══ INPUT ROWS

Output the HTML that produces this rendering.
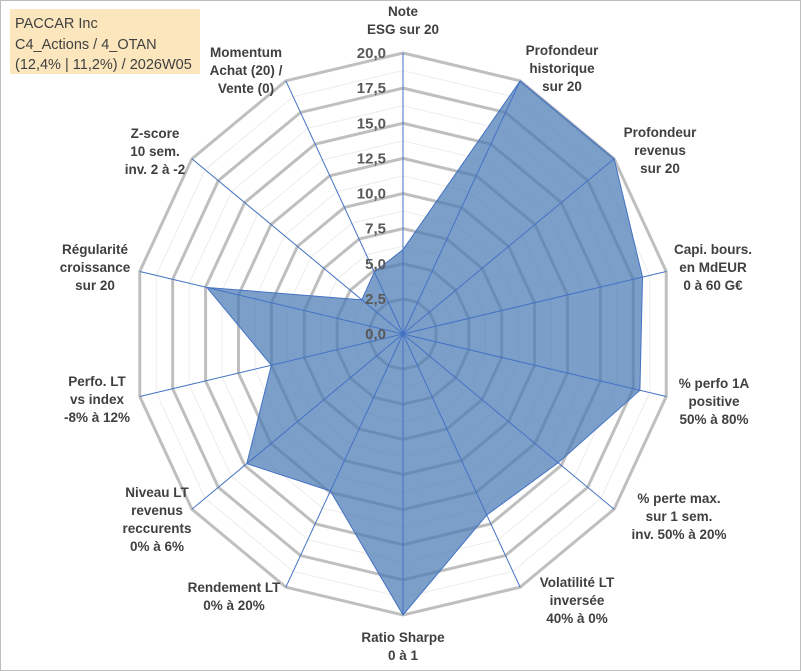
<!DOCTYPE html>
<html><head><meta charset="utf-8"><style>
html,body{margin:0;padding:0;background:#fff}
#wrap{position:relative;width:801px;height:671px;overflow:hidden}
svg text{font-family:"Liberation Sans",Arial,sans-serif}
</style></head><body>
<div id="wrap">
<svg id="chart" width="801" height="671" viewBox="0 0 801 671">
<rect x="0.5" y="0.5" width="800" height="670" fill="#fff" stroke="#bdbdbd"/>
<rect x="10" y="9" width="190" height="65" fill="#fbe6bd"/>
<text x="15" y="28" font-size="14.5" fill="#404040">PACCAR Inc</text>
<text x="15" y="49" font-size="14.5" fill="#404040">C4_Actions / 4_OTAN</text>
<text x="15" y="69" font-size="14.5" fill="#404040">(12,4% | 11,2%) / 2026W05</text>
<g id="grid"></g><g id="series"></g><g id="axes"></g><g id="ticks"></g><g id="labels"></g>
</svg></div>
<script>
const categories=[["Note","ESG sur 20"],["Profondeur","historique","sur 20"],["Profondeur","revenus","sur 20"],["Capi. bours.","en MdEUR","0 à 60 G€"],["% perfo 1A","positive","50% à 80%"],["% perte max.","sur 1 sem.","inv. 50% à 20%"],["Volatilité LT","inversée","40% à 0%"],["Ratio Sharpe","0 à 1"],["Rendement LT","0% à 20%"],["Niveau LT","revenus","reccurents","0% à 6%"],["Perfo. LT","vs index","-8% à 12%"],["Régularité","croissance","sur 20"],["Z-score","10 sem.","inv. 2 à -2"],["Momentum","Achat (20) /","Vente (0)"]];
const values=[6.0,20,20,18.2,18.0,14.7,14.3,20,12.4,14.8,10.0,14.9,3.9,4.9];
const tickLabels=["0,0","2,5","5,0","7,5","10,0","12,5","15,0","17,5","20,0"];
const tickValues=[0,2.5,5,7.5,10,12.5,15,17.5,20];
const maxV=20;
const cx=403,cy=334,rx=270,ry=281;
const NS="http://www.w3.org/2000/svg";
const n=categories.length;
function pt(i,v){const a=2*Math.PI*i/n;return [cx+Math.sin(a)*rx*v/maxV, cy-Math.cos(a)*ry*v/maxV];}
function mk(tag,attrs,parent){const e=document.createElementNS(NS,tag);for(const k in attrs)e.setAttribute(k,attrs[k]);parent.appendChild(e);return e;}
const grid=document.getElementById('grid');
for(let s=1;s<=16;s++){
  const v=s*1.25;const pts=[];for(let i=0;i<n;i++)pts.push(pt(i,v).join(','));
  const major=s%2===0;
  const p=mk('polygon',{points:pts.join(' '),fill:'none',stroke:major?'#bfbfbf':'#ececec','stroke-width':major?3:1},grid);
  
  
}
const series=document.getElementById('series');
const sp=values.map((v,i)=>pt(i,v).join(',')).join(' ');
const poly=mk('polygon',{points:sp,fill:'#4a7ab4','fill-opacity':'0.72',stroke:'#4472c4','stroke-width':1},series);


const axes=document.getElementById('axes');
for(let i=0;i<n;i++){const [x,y]=pt(i,maxV);
  const l=mk('line',{x1:cx,y1:cy,x2:x,y2:y,stroke:'#4472c4','stroke-width':1},axes);
  
  
}
const ticks=document.getElementById('ticks');
tickValues.forEach((v,k)=>{const y=cy-ry*v/maxV;
  const t=mk('text',{x:386,y:y+5,'text-anchor':'end','font-size':15,'font-weight':'bold',fill:'#595959'},ticks);
  t.textContent=tickLabels[k];
  
  
});
const labels=document.getElementById('labels');
const lpos=[[403,16],[562,55],[660,137],[713,254],[714,388],[679,503],[577,587],[403,642],[234,592],[157,497],[97,386],[95,254],[155,138],[246,57]];
categories.forEach((c,i)=>{const [x,y]=lpos[i];
  const t=mk('text',{x:x,y:y,'text-anchor':'middle','font-size':13.5,'font-weight':'bold',fill:'#404040'},labels);
  
  
  c.forEach((line,j)=>{const ts=mk('tspan',{x:x,dy:j===0?0:18},t);ts.textContent=line;});
});
</script>
</body></html>
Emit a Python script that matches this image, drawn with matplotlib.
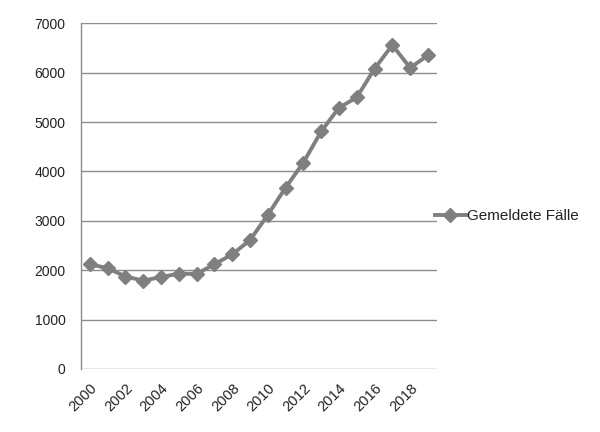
import matplotlib
matplotlib.use('Agg')
import matplotlib.pyplot as plt

years = list(range(2000, 2020))
cases = [2120, 2040, 1870, 1790, 1860, 1930, 1925, 2120, 2320, 2610,
         3120, 3670, 4180, 4810, 5290, 5500, 6080, 6560, 6100, 6350]
year_labels = [str(y) if y % 2 == 0 else '' for y in years]
y_ticks = [0, 1000, 2000, 3000, 4000, 5000, 6000, 7000]

plt.rcParams['font.family'] = ['Liberation Sans', 'DejaVu Sans']

fig = plt.figure(figsize=(6, 4.32), dpi=100)
ax = fig.add_axes([0.135, 0.146, 0.593, 0.8])

x = list(range(len(years)))
line, = ax.plot(x, cases, color='#7f7f7f', linewidth=2.8, marker='D',
                markersize=7, label='Gemeldete Fälle')

ax.set_xlim(-0.5, len(years) - 0.5)
ax.set_ylim(0, 7000)
ax.set_yticks(y_ticks)
ax.set_xticks(x)
ax.set_xticklabels(year_labels, rotation=45, ha='right', rotation_mode='anchor')
ax.tick_params(axis='y', length=0, labelsize=10, colors='#222222', pad=11)
ax.tick_params(axis='x', length=0, labelsize=10.5, colors='#222222', pad=9)

ax.grid(axis='y', color='#8c8c8c', linewidth=1)
ax.set_axisbelow(True)
for side in ['top', 'right', 'bottom']:
    ax.spines[side].set_visible(False)
ax.spines['left'].set_color('#8c8c8c')
ax.spines['left'].set_linewidth(1)

fig.legend(handles=[line], loc='center left', bbox_to_anchor=(0.702, 0.50),
           frameon=False, fontsize=11, handlelength=2.0, handletextpad=0.1,
           labelcolor='#222222')

fig.savefig('out.png', dpi=100)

════

▸ GIVEN PROBLEM
Above are the records; reproduce them exactly and leave out the pictures.

▸ EXERCISE ANSWER
Output the HTML that produces this rendering.
<!DOCTYPE html>
<html><head><meta charset="utf-8"><style>
html,body{margin:0;padding:0;background:#fff}
#wrap{position:relative;width:801px;height:671px;overflow:hidden}
svg text{font-family:"Liberation Sans",Arial,sans-serif}
</style></head><body>
<div id="wrap">
<svg id="chart" width="801" height="671" viewBox="0 0 801 671">
<rect x="0.5" y="0.5" width="800" height="670" fill="#fff" stroke="#bdbdbd"/>
<rect x="10" y="9" width="190" height="65" fill="#fbe6bd"/>
<text x="15" y="28" font-size="14.5" fill="#404040">PACCAR Inc</text>
<text x="15" y="49" font-size="14.5" fill="#404040">C4_Actions / 4_OTAN</text>
<text x="15" y="69" font-size="14.5" fill="#404040">(12,4% | 11,2%) / 2026W05</text>
<g id="grid"></g><g id="series"></g><g id="axes"></g><g id="ticks"></g><g id="labels"></g>
</svg></div>
<script>
const categories=[["Note","ESG sur 20"],["Profondeur","historique","sur 20"],["Profondeur","revenus","sur 20"],["Capi. bours.","en MdEUR","0 à 60 G€"],["% perfo 1A","positive","50% à 80%"],["% perte max.","sur 1 sem.","inv. 50% à 20%"],["Volatilité LT","inversée","40% à 0%"],["Ratio Sharpe","0 à 1"],["Rendement LT","0% à 20%"],["Niveau LT","revenus","reccurents","0% à 6%"],["Perfo. LT","vs index","-8% à 12%"],["Régularité","croissance","sur 20"],["Z-score","10 sem.","inv. 2 à -2"],["Momentum","Achat (20) /","Vente (0)"]];
const values=[6.0,20,20,18.2,18.0,14.7,14.3,20,12.4,14.8,10.0,14.9,3.9,4.9];
const tickLabels=["0,0","2,5","5,0","7,5","10,0","12,5","15,0","17,5","20,0"];
const tickValues=[0,2.5,5,7.5,10,12.5,15,17.5,20];
const maxV=20;
const cx=403,cy=334,rx=270,ry=281;
const NS="http://www.w3.org/2000/svg";
const n=categories.length;
function pt(i,v){const a=2*Math.PI*i/n;return [cx+Math.sin(a)*rx*v/maxV, cy-Math.cos(a)*ry*v/maxV];}
function mk(tag,attrs,parent){const e=document.createElementNS(NS,tag);for(const k in attrs)e.setAttribute(k,attrs[k]);parent.appendChild(e);return e;}
const grid=document.getElementById('grid');
for(let s=1;s<=16;s++){
  const v=s*1.25;const pts=[];for(let i=0;i<n;i++)pts.push(pt(i,v).join(','));
  const major=s%2===0;
  const p=mk('polygon',{points:pts.join(' '),fill:'none',stroke:major?'#bfbfbf':'#ececec','stroke-width':major?3:1},grid);
  
  
}
const series=document.getElementById('series');
const sp=values.map((v,i)=>pt(i,v).join(',')).join(' ');
const poly=mk('polygon',{points:sp,fill:'#4a7ab4','fill-opacity':'0.72',stroke:'#4472c4','stroke-width':1},series);


const axes=document.getElementById('axes');
for(let i=0;i<n;i++){const [x,y]=pt(i,maxV);
  const l=mk('line',{x1:cx,y1:cy,x2:x,y2:y,stroke:'#4472c4','stroke-width':1},axes);
  
  
}
const ticks=document.getElementById('ticks');
tickValues.forEach((v,k)=>{const y=cy-ry*v/maxV;
  const t=mk('text',{x:386,y:y+5,'text-anchor':'end','font-size':15,'font-weight':'bold',fill:'#595959'},ticks);
  t.textContent=tickLabels[k];
  
  
});
const labels=document.getElementById('labels');
const lpos=[[403,16],[562,55],[660,137],[713,254],[714,388],[679,503],[577,587],[403,642],[234,592],[157,497],[97,386],[95,254],[155,138],[246,57]];
categories.forEach((c,i)=>{const [x,y]=lpos[i];
  const t=mk('text',{x:x,y:y,'text-anchor':'middle','font-size':13.5,'font-weight':'bold',fill:'#404040'},labels);
  
  
  c.forEach((line,j)=>{const ts=mk('tspan',{x:x,dy:j===0?0:18},t);ts.textContent=line;});
});
</script>
</body></html>
Emit a Python script that matches this image, drawn with matplotlib.
import matplotlib
matplotlib.use('Agg')
import matplotlib.pyplot as plt

years = list(range(2000, 2020))
cases = [2120, 2040, 1870, 1790, 1860, 1930, 1925, 2120, 2320, 2610,
         3120, 3670, 4180, 4810, 5290, 5500, 6080, 6560, 6100, 6350]
year_labels = [str(y) if y % 2 == 0 else '' for y in years]
y_ticks = [0, 1000, 2000, 3000, 4000, 5000, 6000, 7000]

plt.rcParams['font.family'] = ['Liberation Sans', 'DejaVu Sans']

fig = plt.figure(figsize=(6, 4.32), dpi=100)
ax = fig.add_axes([0.135, 0.146, 0.593, 0.8])

x = list(range(len(years)))
line, = ax.plot(x, cases, color='#7f7f7f', linewidth=2.8, marker='D',
                markersize=7, label='Gemeldete Fälle')

ax.set_xlim(-0.5, len(years) - 0.5)
ax.set_ylim(0, 7000)
ax.set_yticks(y_ticks)
ax.set_xticks(x)
ax.set_xticklabels(year_labels, rotation=45, ha='right', rotation_mode='anchor')
ax.tick_params(axis='y', length=0, labelsize=10, colors='#222222', pad=11)
ax.tick_params(axis='x', length=0, labelsize=10.5, colors='#222222', pad=9)

ax.grid(axis='y', color='#8c8c8c', linewidth=1)
ax.set_axisbelow(True)
for side in ['top', 'right', 'bottom']:
    ax.spines[side].set_visible(False)
ax.spines['left'].set_color('#8c8c8c')
ax.spines['left'].set_linewidth(1)

fig.legend(handles=[line], loc='center left', bbox_to_anchor=(0.702, 0.50),
           frameon=False, fontsize=11, handlelength=2.0, handletextpad=0.1,
           labelcolor='#222222')

fig.savefig('out.png', dpi=100)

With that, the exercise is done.